This month’s Prospect magazine has a section on neuroscience, and in particular its political implications. As well as being a political junkie, I find psychology and the brain really interesting, so this should have been manna from heaven for me. And there’s some decent stuff there, although most of the contributors don’t get the chance to make any extended arguments. There are also plenty of banal, incoherent and irrelevant points made.
But one thing came up in their roundtable discussion that always gets my goat: the idea that neuroscience is going to be a good way of telling what effects on people different policies will have. Barbara Sahakian, a clinical neuropsychologist at Cambridge, says:
For years we changed our education system again and again, but these changes weren’t based on evidence about how we learned. Instead, wouldn’t it be useful if we thought about how the brain really works, and how children learn best, and in turn formulated educational policy based on that?

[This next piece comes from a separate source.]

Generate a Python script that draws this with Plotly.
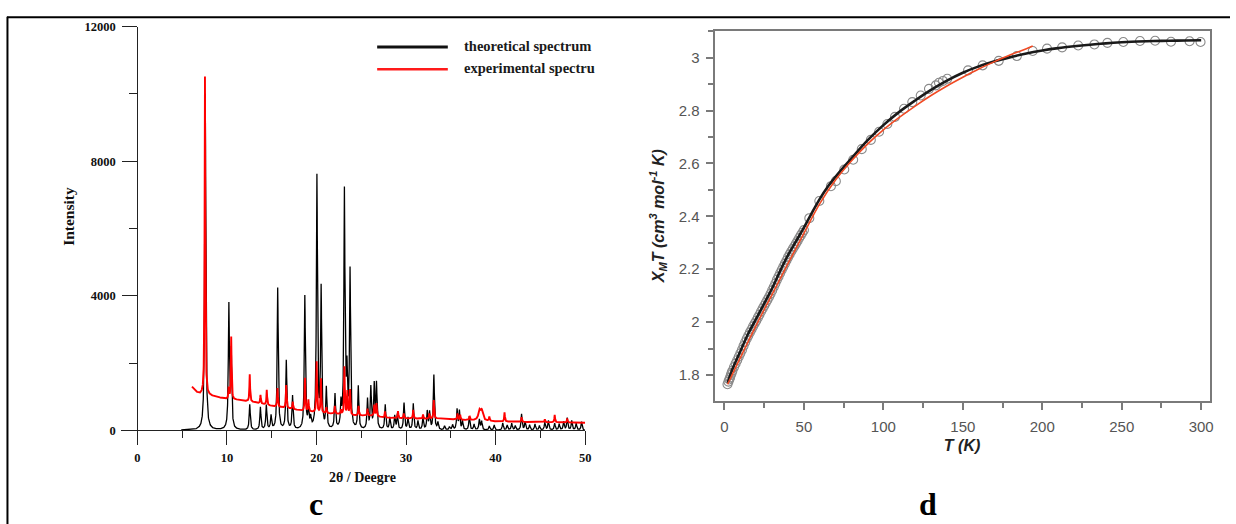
import numpy as np
import plotly.graph_objects as go

# ---------------- Panel c : XRD spectra ----------------
theo_pos = [7.58, 10.22, 10.48, 12.55, 13.74, 14.40, 14.93, 15.67, 16.63, 17.33, 18.70, 19.10, 19.35,
            20.05, 20.52, 21.10, 22.07, 22.74, 23.12, 23.40, 23.75, 24.67, 25.70, 26.07, 26.45, 26.70,
            27.68, 28.19, 28.74, 29.04, 29.78, 30.22, 30.81, 31.33, 31.89, 32.37, 32.63, 33.11, 33.56,
            34.30, 34.85, 35.20, 35.70, 35.96, 36.30, 37.07, 37.60, 38.19, 38.44, 39.30, 39.85, 40.80,
            41.30, 41.80, 42.20, 42.90, 43.30, 43.80, 44.40, 44.90, 45.50, 45.90, 46.60, 47.10, 47.60,
            48.00, 48.50, 49.00, 49.60]
theo_height = [10010, 3650, 2250, 760, 670, 730, 410, 4220, 2050, 1000, 3960, 600, 300,
               7500, 4150, 1200, 1030, 700, 7050, 1600, 4700, 1270, 890, 1240, 1300, 1340,
               740, 360, 410, 460, 800, 360, 780, 260, 360, 540, 510, 1630, 215,
               120, 90, 150, 600, 560, 260, 410, 170, 310, 260, 120, 150, 215,
               150, 200, 130, 480, 250, 150, 180, 130, 230, 280, 200, 180, 250,
               360, 280, 200, 250]

exp_bg_x = [6.1, 6.5, 7.0, 8.7, 9.8, 11.3, 13.1, 15.0, 16.8, 18.3, 20.5, 22.4, 24.2, 26.5, 27.4,
            28.7, 32.4, 33.5, 36.1, 39.8, 43.6, 47.3, 50.0]
exp_bg_y = [1290, 1150, 1060, 1000, 930, 900, 830, 720, 655, 580, 510, 480, 440, 430, 380,
            360, 340, 350, 310, 265, 245, 235, 225]
exp_pos = [7.55, 10.20, 10.48, 12.55, 13.75, 14.45, 15.65, 16.62, 17.35, 18.72, 19.10, 20.02, 20.50,
           21.10, 22.05, 22.75, 23.12, 23.45, 23.75, 24.70, 25.70, 26.45, 26.70, 27.65, 29.10, 29.75,
           30.80, 31.90, 32.60, 33.10, 35.75, 36.05, 37.10, 38.20, 38.45, 39.30, 41.00, 42.90, 45.50,
           46.60, 48.00]
exp_top = [10520, 1250, 2777, 1660, 1050, 1200, 1250, 1340, 850, 1550, 900, 2040, 1530,
           680, 720, 600, 1880, 1150, 1200, 720, 640, 750, 800, 560, 570, 500,
           610, 470, 500, 900, 500, 460, 420, 560, 560, 400, 530, 390, 330,
           460, 350]

x_ticks_c = [0, 10, 20, 30, 40, 50]
y_ticks_c = [0, 4000, 8000, 12000]
y_ticklabels_c = ["0", "4000", "8000", "12000"]

# ---------------- Panel d : chi_M T vs T ----------------
data_T = [1.9, 2.5, 3, 3.5, 4, 4.5, 5, 6, 7, 8, 9, 10, 11, 12, 13, 14, 15, 16, 17, 18, 19, 20,
          21, 22, 23, 24, 25, 26, 27, 28, 29, 30, 31, 32, 33, 34, 35, 36, 37, 38, 39, 40, 41, 42,
          43, 44, 45, 46, 47, 48, 49, 50, 53.4, 59.7, 67, 70.1, 75.4, 81, 86.4, 92.1, 97.3, 102.5,
          107.3, 113, 118.2, 123.5, 128.7, 133, 135, 137.5, 140.2, 153.3, 162.5, 172.6, 184, 194,
          203, 212.5, 222.6, 232.8, 241, 251, 261.5, 271, 281, 292.7, 299.6]
data_chiT = [1.765, 1.775, 1.783, 1.790, 1.800, 1.808, 1.816, 1.830, 1.843, 1.856, 1.869, 1.882,
             1.895, 1.910, 1.924, 1.937, 1.949, 1.961, 1.972, 1.984, 1.995, 2.005, 2.017, 2.028,
             2.040, 2.051, 2.062, 2.073, 2.084, 2.095, 2.107, 2.120, 2.133, 2.146, 2.160, 2.172,
             2.185, 2.197, 2.209, 2.221, 2.233, 2.245, 2.256, 2.267, 2.277, 2.287, 2.297, 2.307,
             2.318, 2.328, 2.338, 2.348, 2.393, 2.458, 2.514, 2.533, 2.577, 2.614, 2.654, 2.689,
             2.720, 2.749, 2.776, 2.807, 2.832, 2.857, 2.882, 2.895, 2.905, 2.912, 2.920, 2.952,
             2.971, 2.988, 3.006, 3.025, 3.034, 3.039, 3.046, 3.050, 3.056, 3.059, 3.063, 3.064,
             3.060, 3.062, 3.059]

fit_black_T = [2, 5, 10, 15, 20, 25, 30, 35, 40, 45, 50, 55, 60, 65, 70, 75, 80, 90, 100, 110, 120,
               130, 140, 150, 160, 170, 180, 190, 200, 210, 220, 230, 240, 250, 260, 270, 280, 290, 300]
fit_black_v = [1.770, 1.822, 1.890, 1.957, 2.013, 2.070, 2.128, 2.193, 2.253, 2.305, 2.357, 2.413,
               2.466, 2.512, 2.550, 2.586, 2.620, 2.687, 2.745, 2.795, 2.838, 2.878, 2.913, 2.943,
               2.967, 2.986, 3.002, 3.016, 3.027, 3.036, 3.043, 3.049, 3.054, 3.058, 3.061, 3.063,
               3.064, 3.065, 3.066]

fit_red_T = [2, 10, 20, 30, 40, 50, 60, 70, 80, 90, 100, 110, 120, 130, 140, 150, 160, 170, 180, 190, 194]
fit_red_v = [1.765, 1.866, 1.988, 2.105, 2.222, 2.336, 2.448, 2.538, 2.610, 2.673, 2.727, 2.774,
             2.817, 2.857, 2.893, 2.926, 2.957, 2.985, 3.011, 3.034, 3.044]

x_ticks_d = [0, 50, 100, 150, 200, 250, 300]
y_ticks_d = [1.8, 2.0, 2.2, 2.4, 2.6, 2.8, 3.0]
y_ticklabels_d = ["1.8", "2", "2.2", "2.4", "2.6", "2.8", "3"]

# ---------------- build spectra profiles from read peak tables ----------------
W = 1236.0
H = 524.0
GAMMA = 0.07

xt = np.round(np.arange(4.9, 49.95, 0.01), 3)
yt = np.zeros_like(xt)
for p, h in zip(theo_pos, theo_height):
    yt += h / (1.0 + ((xt - p) / GAMMA) ** 2)

xe = np.round(np.arange(6.1, 50.0, 0.01), 3)
ye = np.interp(xe, exp_bg_x, exp_bg_y)
for p, top in zip(exp_pos, exp_top):
    amp = top - np.interp(p, exp_bg_x, exp_bg_y)
    g = 0.15 if 38.0 < p < 38.6 else 0.045
    ye += amp / (1.0 + ((xe - p) / g) ** 2)


def px(x):
    return x / W


def py(y):
    return 1 - y / H


fig = go.Figure()
fig.add_trace(go.Scatter(x=xt, y=yt, mode="lines", line=dict(color="#000000", width=1.3),
                         name="theoretical spectrum", showlegend=False, xaxis="x", yaxis="y"))
fig.add_trace(go.Scatter(x=xe, y=ye, mode="lines", line=dict(color="#ff0000", width=1.9),
                         name="experimental spectrum", showlegend=False, xaxis="x", yaxis="y"))

fig.add_trace(go.Scatter(x=data_T, y=data_chiT, mode="markers",
                         marker=dict(symbol="circle-open", size=9, color="#8a8a8a", line=dict(width=1.1)),
                         showlegend=False, xaxis="x2", yaxis="y2"))
fig.add_trace(go.Scatter(x=fit_black_T, y=fit_black_v, mode="lines", line=dict(color="#1a1a1a", width=2.6, shape="spline"),
                         showlegend=False, xaxis="x2", yaxis="y2"))
fig.add_trace(go.Scatter(x=fit_red_T, y=fit_red_v, mode="lines", line=dict(color="#f04a24", width=1.6, shape="spline"),
                         showlegend=False, xaxis="x2", yaxis="y2"))

serif_b = dict(family="Liberation Serif", size=12.5, color="#111111", weight="bold")
sans = dict(family="Liberation Sans", size=15, color="#555555")

fig.update_layout(
    width=1236, height=524,
    margin=dict(l=0, r=0, t=0, b=0),
    paper_bgcolor="white", plot_bgcolor="white",
    xaxis=dict(domain=[px(122), px(588)], range=[-1.78, 50], anchor="free", position=py(429),
               showline=True, linecolor="#222222", linewidth=1.3, showgrid=False, zeroline=False,
               tickmode="array", tickvals=x_ticks_c, ticks="outside", ticklen=14, tickwidth=1.2,
               tickcolor="#222222", tickfont=serif_b, ticklabelstandoff=2,
               minor=dict(dtick=5, tick0=0, ticks="outside", ticklen=7, tickwidth=1.2, tickcolor="#222222")),
    yaxis=dict(domain=[py(443), py(20)], range=[-410, 12000], anchor="free", position=px(138),
               showline=True, linecolor="#222222", linewidth=1.3, showgrid=False, zeroline=False,
               tickmode="array", tickvals=y_ticks_c, ticktext=y_ticklabels_c, ticks="outside", ticklen=15,
               tickwidth=1.2, tickcolor="#222222", tickfont=serif_b, ticklabelstandoff=4,
               minor=dict(dtick=2000, tick0=0, ticks="outside", ticklen=8, tickwidth=1.2, tickcolor="#222222")),
    xaxis2=dict(domain=[px(718), px(1215.5)], range=[-6.26, 305.3], anchor="y2",
                showline=True, mirror=True, linecolor="#7a7a7a", linewidth=2, showgrid=False, zeroline=False,
                tickmode="array", tickvals=x_ticks_d, ticks="outside", ticklen=7, tickwidth=1.5,
                tickcolor="#7a7a7a", tickfont=sans, ticklabelstandoff=4,
                minor=dict(dtick=25, tick0=0, ticks="outside", ticklen=5, tickwidth=1.5, tickcolor="#7a7a7a"),
                title=dict(text="T (K)", font=dict(family="Liberation Sans", size=16, color="#222222",
                                                     weight="bold", style="italic"), standoff=6)),
    yaxis2=dict(domain=[py(399), py(24)], range=[1.703, 3.102], anchor="x2",
                showline=True, mirror=True, linecolor="#7a7a7a", linewidth=2, showgrid=False, zeroline=False,
                tickmode="array", tickvals=y_ticks_d, ticktext=y_ticklabels_d, ticks="outside", ticklen=7,
                tickwidth=1.5, tickcolor="#7a7a7a", tickfont=sans, ticklabelstandoff=3,
                minor=dict(dtick=0.1, tick0=1.8, ticks="outside", ticklen=5, tickwidth=1.5, tickcolor="#7a7a7a"),
                title=dict(text="X<sub>M</sub>T (cm<sup>3</sup> mol<sup>-1</sup> K)",
                           font=dict(family="Liberation Sans", size=16, color="#222222",
                                     weight="bold", style="italic"), standoff=10)),
)

# Legend of panel c (swatches + labels)
fig.add_shape(type="line", xref="paper", yref="paper", x0=px(379), x1=px(450), y0=py(40.5), y1=py(40.5),
              line=dict(color="#111111", width=3))
fig.add_shape(type="line", xref="paper", yref="paper", x0=px(379), x1=px(450), y0=py(63), y1=py(63),
              line=dict(color="#ff1a1a", width=2.5))
legend_font = dict(family="Liberation Serif", size=14.5, color="#1a1a1a", weight="bold")
fig.add_annotation(text="theoretical spectrum", xref="paper", yref="paper", x=px(464), y=py(40),
                   xanchor="left", yanchor="middle", showarrow=False, font=legend_font)
fig.add_annotation(text="experimental spectru", xref="paper", yref="paper", x=px(464), y=py(62),
                   xanchor="left", yanchor="middle", showarrow=False, font=legend_font)

# axis titles of panel c
fig.add_annotation(text="Intensity", xref="paper", yref="paper", x=px(68), y=py(212), textangle=-90,
                   xanchor="center", yanchor="middle", showarrow=False,
                   font=dict(family="Liberation Serif", size=15.5, color="#111111", weight="bold"))
fig.add_annotation(text="2θ / Deegre", xref="paper", yref="paper", x=px(364), y=py(477),
                   xanchor="center", yanchor="middle", showarrow=False,
                   font=dict(family="Liberation Serif", size=14, color="#111111", weight="bold"))

# panel letters
fig.add_annotation(text="c", xref="paper", yref="paper", x=px(318), y=py(504), xanchor="center",
                   yanchor="middle", showarrow=False,
                   font=dict(family="Liberation Serif", size=32, color="#000000", weight="bold"))
fig.add_annotation(text="d", xref="paper", yref="paper", x=px(933), y=py(504), xanchor="center",
                   yanchor="middle", showarrow=False,
                   font=dict(family="Liberation Serif", size=32, color="#000000", weight="bold"))

# table-cell borders
fig.add_shape(type="line", xref="paper", yref="paper", x0=px(7), x1=1, y0=py(10.5), y1=py(10.5),
              line=dict(color="#000000", width=2))
fig.add_shape(type="line", xref="paper", yref="paper", x0=px(7.5), x1=px(7.5), y0=0, y1=py(10),
              line=dict(color="#000000", width=2))

fig.write_html("out.html", config={"displayModeBar": False},
               post_script="document.body.style.margin='0px';document.body.style.overflow='hidden';")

And the RSA’s Matthew Taylor adds, in a similar but more nakedly political vein:
I am confident that, as we find out more about our brains, it will strengthen the progressive case, in the sense that children learn best when they are actively involved, not being passive.
No, no, no.
Think about it: how could you use neuroscience to tell which teaching methods promote the best learning?
Well, what you’d do is get a load of kids, try out different teaching methods on them and then test how much they’ve learned, and give them brain scans to see what neurological changes have taken place. This should let you identify the neural correlates of learning. So then, in the future, you can get another load of kids, try out another bunch of teaching methods on them, and use brain scans to see what the results are.
The only weakness here is that the brain scans are completely redundant. You’ve already got ways of testing how much children have learned – and however fallible these might be, bear in mind that the neurological method you develop is of necessity based on these already existing methods for its validity.
So, unless brain scans become quicker, easier and cheaper to administer than pencil-and-paper exams, there’s nothing being added here. Yet very many intelligent people are still drawn to neuroscientific evidence as something so much more impressively real then mere psychological or behavioural phenomena (i.e. what we say and do and think).
As Zoe Drayson, a doctoral researcher at Bristol, explains:
Getting back to the issue of why we think neuroscience is so compelling, there have been studies done that show if you give people explanations of behaviour on a purely psychological level, and then you add a bogus additional neurological explanation which is logically irrelevant, people still think that explanation is better. That’s not to say that there are no good neuroscientific explanations, but it does mean we must be careful.
As I say, I find neuroscience compelling. But I think its main practical benefits are going to be in medicine, not policy design.
And the reason there’s so little progress in the popular educational policy debate is that teaching is something we’re very ideological about while also thinking that our own experience and common sense have already given us the right answers. It’s not because the academic evidence that already exists isn’t of the right kind.